Bilamana tiga syahadat ini dipadukan menjadi satu maka dapat diumpamakan
seperti kesatuan transenden antara tindakan menulis, tulisan dan lembaran
kertas yang mengandung tulisan itu. Juga dapat diumpamakan seperti gelas,
isinya dan gelas yang isinya penuh. Bilamana gelas bening, isinya akan tampak
bening sedang gelasnya tidak kelihatan. Begitu pula hati seorang mukmin yang
merupakan tempat kediaman Tuhan, akan memperlihatkan kehadiran-Nya bilamana
hati itu bersih, tulus dan jujur.
Di dalam hati yang bersih, dualitas lenyap. Yang kelihatan
ialah tindakan cahaya-Nya yang melihat.

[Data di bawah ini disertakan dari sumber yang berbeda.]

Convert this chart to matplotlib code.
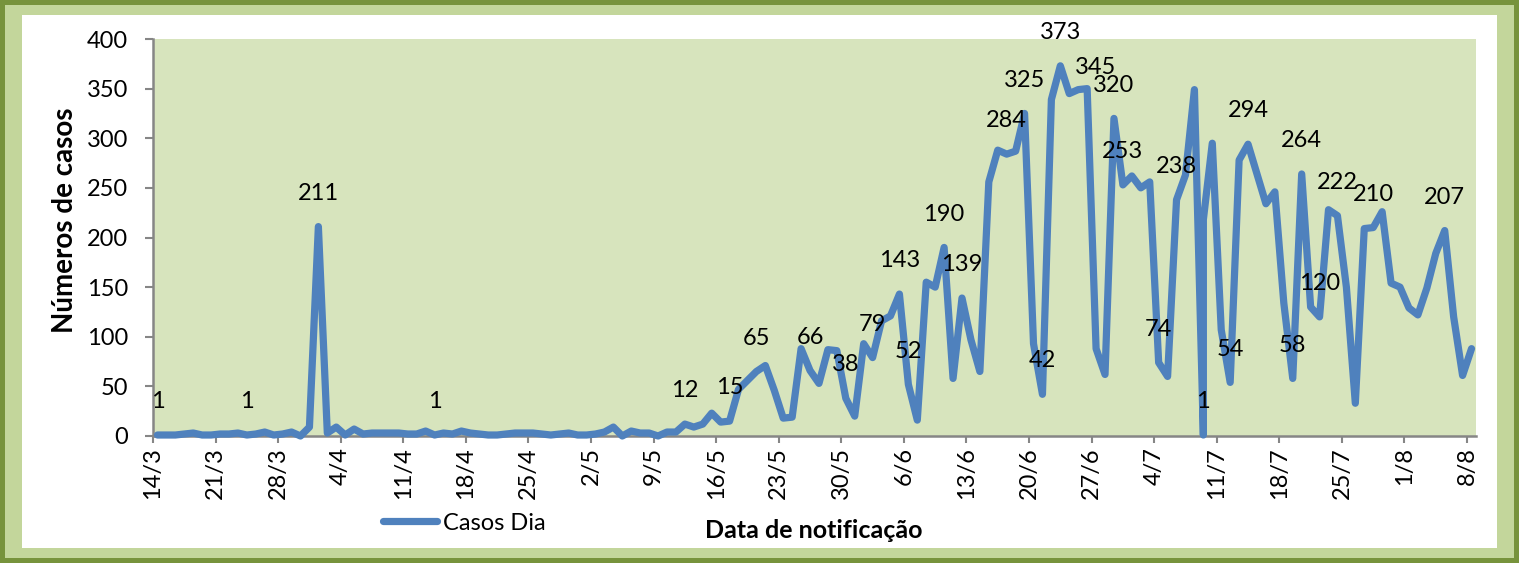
import numpy as np
import pandas as pd
import matplotlib
matplotlib.use('Agg')
import matplotlib.pyplot as plt
from matplotlib.patches import Rectangle

plt.rcParams['font.family'] = ['Lato', 'DejaVu Sans']

# Casos por dia, data de notificacao de 14/3 a 8/8 (o dia 9/7 tem duas linhas na planilha)
casos = [1, 1, 1, 2, 3, 1, 1, 2, 2, 3,
         1, 2, 4, 1, 2, 4, 0, 9, 211, 3,
         9, 1, 7, 2, 3, 3, 3, 3, 2, 2,
         5, 1, 3, 2, 5, 3, 2, 1, 1, 2,
         3, 3, 3, 2, 1, 2, 3, 1, 1, 2,
         4, 9, 0, 5, 3, 3, 0, 4, 4, 12,
         9, 12, 23, 14, 15, 47, 56, 65, 71, 46,
         18, 19, 88, 66, 53, 87, 86, 38, 20, 93,
         79, 116, 121, 143, 52, 16, 155, 150, 190, 58,
         139, 97, 65, 256, 288, 284, 287, 325, 93, 42,
         339, 373, 345, 349, 350, 88, 62, 320, 253, 262,
         250, 256, 74, 60, 238, 263, 349, 1, 218, 295,
         107, 54, 278, 294, 264, 234, 246, 134, 58, 264,
         130, 120, 228, 222, 150, 33, 209, 210, 226, 154,
         150, 129, 122, 149, 184, 207, 120, 61, 88]

inicio = '2020-03-14'
fim = '2020-08-08'
data_repetida = '2020-07-09'

# datas com rotulo de valor
rotulos = ['14/3', '24/3', '1/4', '14/4', '12/5', '17/5', '20/5', '26/5', '30/5',
           '2/6', '5/6', '6/6', '10/6', '12/6', '17/6', '19/6', '21/6', '23/6',
           '24/6', '29/6', '30/6', '4/7', '6/7', '9/7', '12/7', '14/7', '19/7',
           '20/7', '22/7', '24/7', '28/7', '5/8']

datas = list(pd.date_range(inicio, fim))
k = datas.index(pd.Timestamp(data_repetida))
datas.insert(k + 1, datas[k])
datas = pd.DatetimeIndex(datas)
# pontos no meio do dia (eixo de datas "entre marcas")
xs = datas + pd.Timedelta(hours=12)

W, H = 1519, 563
fig = plt.figure(figsize=(W / 100, H / 100), dpi=100)
fig.patch.set_facecolor('#77933C')
fig.patches.append(Rectangle((5 / W, 5 / H), 1 - 10 / W, 1 - 10 / H,
                             transform=fig.transFigure, facecolor='#C3D69B',
                             edgecolor='none', zorder=-2))
fig.patches.append(Rectangle((22 / W, 15 / H), 1 - 44 / W, 1 - 30 / H,
                             transform=fig.transFigure, facecolor='white',
                             edgecolor='none', zorder=-1))

ax = fig.add_axes([153 / W, 1 - 436 / H, (1476 - 153) / W, (436 - 39) / H])
ax.set_zorder(1)
ax.set_facecolor('#D7E4BD')

linha, = ax.plot(xs, casos, color='#4F81BD', lw=5.2, solid_joinstyle='round',
                 solid_capstyle='round', zorder=3, clip_on=False, label='Casos Dia')

fs = 17
for r in rotulos:
    d, m = r.split('/')
    t = pd.Timestamp(2020, int(m), int(d))
    i = list(datas).index(t)
    v = casos[i]
    off = (0, 24)
    if r == '24/6':
        off = (19, 19)
    ax.annotate(str(v), (xs[i], v), xytext=off, textcoords='offset points',
                ha='center', va='center', fontsize=fs, color='black', zorder=4)

ax.set_xlim(pd.Timestamp(inicio), pd.Timestamp(fim) + pd.Timedelta(days=1))
ax.set_ylim(0, 400)
ax.set_yticks(np.arange(0, 401, 50))

ticks = pd.date_range(inicio, fim, freq='7D')
ax.set_xticks(ticks)
ax.set_xticklabels([f'{t.day}/{t.month}' for t in ticks], rotation=90, fontsize=fs)
ax.tick_params(axis='y', labelsize=fs, length=6, width=1.5, color='#868686', pad=12)
ax.tick_params(axis='x', length=5, width=1.5, color='#868686', pad=3)

for s in ['top', 'right']:
    ax.spines[s].set_visible(False)
for s in ['left', 'bottom']:
    ax.spines[s].set_color('#868686')
    ax.spines[s].set_linewidth(1.8)

fig.text(65 / W, 1 - 220 / H, 'Números de casos', rotation=90, ha='center',
         va='center', fontsize=20, fontweight='bold')
fig.text(814 / W, 1 - 530 / H, 'Data de notificação', ha='center', va='center',
         fontsize=18, fontweight='bold')
ax.legend(handles=[linha], loc='center left', bbox_to_anchor=(383 / W, 1 - 523 / H),
          bbox_transform=fig.transFigure, frameon=False, fontsize=fs,
          handlelength=2.3, handletextpad=0.25, borderpad=0, borderaxespad=0)

fig.savefig('out.png', dpi=100, facecolor=fig.get_facecolor())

Artinya dalam melakukan perbuatan apa
saja seorang mukmin senantiasa sadar bahwa dia selalu diawasi oleh Tuhan, yang
menyebabkannya tidak lalai menjalankan perintah agama.. Perumpamaan ini dapat
dirujuk kepada perumpamaan serupa di dalam Futuh al-Makkiyah karya Ibn `Arabi
dan Lamacat karya `Iraqi.
Karya Sunan Bonang juga unik ialah Gita Suluk Wali, untaian
puisi-puisi lirik yang memikat. Dipaparkan bahwa hati seorang yang ditawan oleh
rasa cinta itu seperti laut pasang menghanyutkan atau seperti api yang membakar
sesuatu sampai hangus. Untaian puisi-puisi ini diakhiri dengna pepatah sufi
“Qalb al-mukmin bait Allah” (Hati seorang mukmin adalah tempat kediaman Tuhan).